This week, the medical journal The Lancet released its annual “Report of the Lancet Countdown on Health and Climate Change” and a companion brief focused on conditions in the United States. The brief urges action to curb global-warming emissions, arguing that the health impacts of a shifting climate are already being seen in the U.S. and rapidly growing severe. Those include direct effects, such as illness from extreme heat or drowning from floods, as well as indirect and less-obvious ones, like shifting infectious-disease patterns or worsening allergies and asthma from more-intense pollen levels. Renee N. Salas, assistant professor of emergency medicine at Harvard Medical School, ER physician at Massachusetts General Hospital, climate and health expert at the Harvard Global Health Institute, and Yerby Fellow at the Harvard T.H. Chan School of Public Health’s Center for Climate, Health, and the Global Environment, was the lead author of the U.S. brief and an author on the global report. She spoke with the Gazette about the findings.
Q&A
Renee N. Salas
GAZETTE: Were there examples this year of weather extreme enough to affect people’s health that could be at least partly related to climate change?
SALAS: Yes. Climate change makes it more likely for these events to be more intense. This often translates to worse health outcomes and increased health-system disruption. One way to think about it is that climate change loads the dice. Overall, recent research found more than a third of heat-related deaths in U.S. cities can be attributed directly to climate change. The Pacific Northwest heat wave in June of 2021 was found by climate scientists to be virtually impossible without climate change. It was a catastrophic mass-casualty event estimated to have led to over 600 excess deaths in Washington and Oregon in a week. And there were more than 70 times the number of heat-related emergency department visits when compared to that same time period in 2019. We have an enormous opportunity to limit these harms by acting swiftly and decisively on climate change to protect health and advance equity.
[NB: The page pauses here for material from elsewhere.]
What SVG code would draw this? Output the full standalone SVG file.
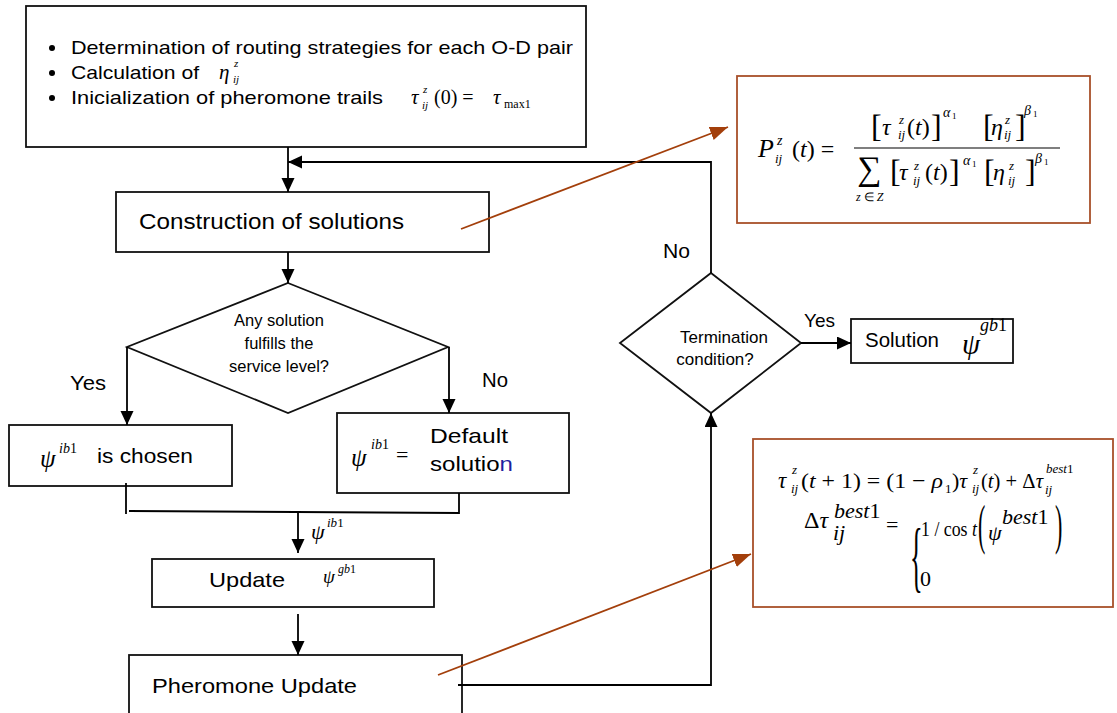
<svg xmlns="http://www.w3.org/2000/svg" width="1117" height="713" viewBox="0 0 1117 713">
<defs>
<marker id="ah" markerUnits="userSpaceOnUse" markerWidth="14" markerHeight="14" refX="14" refY="6.5" orient="auto"><path d="M0,0 L14,6.5 L0,13 z" fill="#000"/></marker>
<marker id="bh" markerUnits="userSpaceOnUse" markerWidth="20" markerHeight="16" refX="18" refY="7" orient="auto"><path d="M0,0 L18,7 L0,14 z" fill="#A33F0B"/></marker>
</defs>
<style>
.box{fill:#fff;stroke:#111;stroke-width:1.8}
.bbox{fill:#fff;stroke:#A8502A;stroke-width:1.8}
.ln{fill:none;stroke:#000;stroke-width:1.8}
.br{fill:none;stroke:#A33F0B;stroke-width:1.8}
.t{font-family:"Liberation Sans",Arial,sans-serif;fill:#000}
.m{font-family:"Liberation Serif","Times New Roman",serif;font-style:italic;fill:#000}
.r{font-family:"Liberation Serif","Times New Roman",serif;fill:#000}
.n{font-style:normal}
</style>

<g id="n-init">
<rect class="box" x="26" y="6" width="560" height="141"/>
<circle cx="52" cy="48" r="3"/><circle cx="52" cy="73" r="3"/><circle cx="52" cy="98" r="3"/>
<text class="t" x="71" y="54" font-size="19" textLength="502" lengthAdjust="spacingAndGlyphs">Determination of routing strategies for each O-D pair</text>
<text class="t" x="71" y="79" font-size="19" textLength="128" lengthAdjust="spacingAndGlyphs">Calculation of</text>
<text class="m" x="219" y="79" font-size="21">η</text>
<text class="m" x="234" y="67" font-size="11">z</text>
<text class="m" x="233" y="83" font-size="11">ij</text>
<text class="t" x="71" y="104" font-size="19" textLength="312" lengthAdjust="spacingAndGlyphs">Inicialization of pheromone trails</text>
<text class="m" x="411" y="104" font-size="21">τ</text>
<text class="m" x="423" y="93" font-size="11">z</text>
<text class="m" x="422" y="109" font-size="11">ij</text>
<text class="r" x="434" y="104" font-size="20">(0) =</text>
<text class="m" x="493" y="104" font-size="21">τ</text>
<text class="r" x="504" y="108" font-size="12">max1</text>
</g>

<g id="n-construct">
<rect class="box" x="116" y="192" width="373" height="60"/>
<text class="t" x="139" y="229" font-size="21.5" textLength="265" lengthAdjust="spacingAndGlyphs">Construction of solutions</text>
</g>

<g id="n-decision1">
<polygon class="box" points="288,283 448,347 288,413 127,347"/>
<text class="t" x="279" y="326" font-size="16.5" text-anchor="middle">Any solution</text>
<text class="t" x="279" y="349" font-size="16.5" text-anchor="middle">fulfills the</text>
<text class="t" x="279" y="372" font-size="16.5" text-anchor="middle">service level?</text>
</g>

<g id="n-chosen">
<rect class="box" x="9" y="425" width="223" height="61"/>
<text class="m" x="40" y="467" font-size="25">ψ</text>
<text class="m" x="59" y="453" font-size="14">ib<tspan class="n">1</tspan></text>
<text class="t" x="97" y="463" font-size="21" textLength="96" lengthAdjust="spacingAndGlyphs">is chosen</text>
</g>

<g id="n-default">
<rect class="box" x="337" y="413" width="232" height="80"/>
<text class="m" x="351" y="466" font-size="25">ψ</text>
<text class="m" x="371" y="449" font-size="14">ib<tspan class="n">1</tspan></text>
<text class="r" x="396" y="462" font-size="22">=</text>
<text class="t" x="430" y="443" font-size="21" textLength="78" lengthAdjust="spacingAndGlyphs">Default</text>
<text class="t" x="430" y="471" font-size="21" textLength="83" lengthAdjust="spacingAndGlyphs">solutio<tspan fill="#1F1FA0">n</tspan></text>
</g>

<g id="n-update">
<rect class="box" x="152" y="559" width="282" height="48"/>
<text class="t" x="209" y="587" font-size="21" textLength="76" lengthAdjust="spacingAndGlyphs">Update</text>
<text class="m" x="323" y="583" font-size="19">ψ</text>
<text class="m" x="338" y="573" font-size="12">gb<tspan class="n">1</tspan></text>
</g>

<g id="n-pheromone">
<rect class="box" x="129" y="655" width="333" height="70"/>
<text class="t" x="152" y="693" font-size="21" textLength="205" lengthAdjust="spacingAndGlyphs">Pheromone Update</text>
</g>

<g id="n-termination">
<polygon class="box" points="711,273 801,343 711,413 620,343"/>
<text class="t" x="724" y="343" font-size="17" text-anchor="middle">Termination</text>
<text class="t" x="715" y="365" font-size="17" text-anchor="middle">condition?</text>
</g>

<g id="n-solution">
<rect class="box" x="851" y="319" width="162" height="44"/>
<text class="t" x="865" y="347" font-size="20" textLength="74" lengthAdjust="spacingAndGlyphs">Solution</text>
<text class="m" x="962" y="354" font-size="29">ψ</text>
<text class="m" x="980" y="331" font-size="18">gb<tspan class="n">1</tspan></text>
</g>

<g id="n-formula1">
<rect class="bbox" x="737" y="76" width="353" height="147"/>
<text class="m" x="758" y="157" font-size="26">P</text>
<text class="m" x="777" y="145" font-size="14">z</text>
<text class="m" x="775" y="163" font-size="13">ij</text>
<text class="r" x="792" y="157" font-size="24">(<tspan font-style="italic">t</tspan>) =</text>
<line x1="854" y1="148" x2="1060" y2="148" stroke="#000" stroke-width="1.2"/>
<text class="r" x="871" y="137" font-size="32">[</text>
<text class="m" x="882" y="135" font-size="24">τ</text>
<text class="m" x="899" y="124" font-size="13">z</text>
<text class="m" x="898" y="139" font-size="13">ij</text>
<text class="r" x="907" y="135" font-size="24">(<tspan font-style="italic">t</tspan>)</text>
<text class="r" x="931" y="137" font-size="32">]</text>
<text class="m" x="943" y="117" font-size="14">α</text><text class="r" x="952" y="119" font-size="9">1</text>
<text class="r" x="983" y="137" font-size="32">[</text>
<text class="m" x="991" y="135" font-size="24">η</text>
<text class="m" x="1005" y="124" font-size="13">z</text>
<text class="m" x="1004" y="139" font-size="13">ij</text>
<text class="r" x="1015" y="137" font-size="32">]</text>
<text class="m" x="1024" y="115" font-size="14">β</text><text class="r" x="1033" y="117" font-size="9">1</text>
<text class="r" x="857" y="180" font-size="34">∑</text>
<text class="m" x="856" y="201" font-size="12">z <tspan class="n">∈</tspan> Z</text>
<text class="r" x="890" y="182" font-size="32">[</text>
<text class="m" x="899" y="180" font-size="24">τ</text>
<text class="m" x="914" y="170" font-size="13">z</text>
<text class="m" x="913" y="185" font-size="13">ij</text>
<text class="r" x="925" y="180" font-size="24">(<tspan font-style="italic">t</tspan>)</text>
<text class="r" x="949" y="182" font-size="32">]</text>
<text class="m" x="963" y="165" font-size="14">α</text><text class="r" x="972" y="167" font-size="9">1</text>
<text class="r" x="984" y="182" font-size="32">[</text>
<text class="m" x="993" y="180" font-size="24">η</text>
<text class="m" x="1009" y="170" font-size="13">z</text>
<text class="m" x="1008" y="185" font-size="13">ij</text>
<text class="r" x="1025" y="182" font-size="32">]</text>
<text class="m" x="1035" y="163" font-size="14">β</text><text class="r" x="1044" y="165" font-size="9">1</text>
</g>

<g id="n-formula2">
<rect class="bbox" x="753" y="439" width="360" height="168"/>
<text class="m" x="778" y="488" font-size="23">τ</text>
<text class="m" x="792" y="474" font-size="13">z</text>
<text class="m" x="791" y="493" font-size="13">ij</text>
<text class="r" x="801" y="488" font-size="22" textLength="142" lengthAdjust="spacingAndGlyphs">(<tspan font-style="italic">t</tspan> + 1) = (1 − <tspan font-style="italic">ρ</tspan></text>
<text class="r" x="945" y="493" font-size="13">1</text>
<text class="r" x="952" y="488" font-size="22">)<tspan font-style="italic">τ</tspan></text>
<text class="m" x="973" y="474" font-size="13">z</text>
<text class="m" x="972" y="493" font-size="13">ij</text>
<text class="r" x="981" y="488" font-size="22" textLength="62" lengthAdjust="spacingAndGlyphs">(<tspan font-style="italic">t</tspan>) + Δ<tspan font-style="italic">τ</tspan></text>
<text class="m" x="1046" y="473" font-size="13">best<tspan class="n">1</tspan></text>
<text class="m" x="1045" y="494" font-size="13">ij</text>
<text class="r" x="804" y="528" font-size="24">Δ<tspan font-style="italic">τ</tspan></text>
<text class="m" x="834" y="518" font-size="22">best<tspan class="n">1</tspan></text>
<text class="m" x="833" y="540" font-size="22">ij</text>
<text class="r" x="886" y="532" font-size="22">=</text>
<text class="r" x="0" y="0" font-size="22" transform="translate(910,583) scale(1.2,3.6)">{</text>
<text class="r" x="921" y="536" font-size="22" textLength="56" lengthAdjust="spacingAndGlyphs">1 / cos <tspan font-style="italic">t</tspan></text>
<text class="r" x="0" y="0" font-size="22" transform="translate(978,543) scale(1,2.5)">(</text>
<text class="m" x="988" y="540" font-size="22">ψ</text>
<text class="m" x="1002" y="524" font-size="22">best<tspan class="n">1</tspan></text>
<text class="r" x="0" y="0" font-size="22" transform="translate(1055,543) scale(1,2.5)">)</text>
<text class="r" x="920" y="586" font-size="22">0</text>
</g>

<g id="connectors">
<line class="ln" x1="288" y1="147" x2="288" y2="192" marker-end="url(#ah)"/>
<path class="ln" d="M711,273 V162 H288" marker-end="url(#ah)"/>
<line class="ln" x1="288" y1="252" x2="288" y2="283" marker-end="url(#ah)"/>
<line class="ln" x1="127" y1="347" x2="127" y2="425" marker-end="url(#ah)"/>
<line class="ln" x1="449" y1="347" x2="449" y2="413" marker-end="url(#ah)"/>
<line class="ln" x1="126" y1="483" x2="126" y2="514"/>
<path class="ln" d="M129,511 L459,513 V493"/>
<line class="ln" x1="298" y1="512" x2="298" y2="553" marker-end="url(#ah)"/>
<line class="ln" x1="298" y1="614" x2="298" y2="655" marker-end="url(#ah)"/>
<path class="ln" d="M458,685 H711 V413" marker-end="url(#ah)"/>
<line class="ln" x1="801" y1="343" x2="851" y2="343" marker-end="url(#ah)"/>
<line class="br" x1="461" y1="229" x2="728" y2="127" marker-end="url(#bh)"/>
<line class="br" x1="438" y1="675" x2="751" y2="554" marker-end="url(#bh)"/>
<text class="t" x="70" y="390" font-size="21" textLength="36" lengthAdjust="spacingAndGlyphs">Yes</text>
<text class="t" x="482" y="387" font-size="21" textLength="26" lengthAdjust="spacingAndGlyphs">No</text>
<text class="t" x="663" y="258" font-size="21" textLength="27" lengthAdjust="spacingAndGlyphs">No</text>
<text class="t" x="804" y="327" font-size="19" textLength="31" lengthAdjust="spacingAndGlyphs">Yes</text>
<text class="m" x="311" y="539" font-size="22">ψ</text>
<text class="m" x="327" y="527" font-size="13">ib<tspan class="n">1</tspan></text>
</g>
</svg>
GAZETTE: So we can expect more events that are completely out of the range of normal weather for a region?
SALAS: Climate change is worsening heat waves, making them more frequent, longer, and hotter. It’s amplifying drought and intensifying wildfires. It is supercharging hurricanes, which are slower, wetter, and stronger because of climate change. Climate change is fueling flood risks with increased heavy-rainfall events. It is raising sea levels that contribute to coastal flooding, which is especially of concern here in the Northeast because we are experiencing some of the highest rates of sea-level rise in the country. At the same time, there’s an increased risk that we’re going to have more very extreme events.
The Intergovernmental Panel on Climate Change shows that it’s imperative to urgently transition to a very low carbon-emission pathway if we want to keep temperature rise to below 1.5 degrees Celsius. Even though a 10th of a degree can seem small and insignificant, every fraction has significant implications for health and equity. So an extreme heat event that used to happen once every 10 years in the second half of the 19th century is today three times more likely. When we look at a 1.5 degree versus a 2 degree Celsius temperature rise, this half a degree means the difference between those events being nearly four times versus six times more likely, with an increased chance of even hotter temperatures. This translates to increased illness, suffering, and death.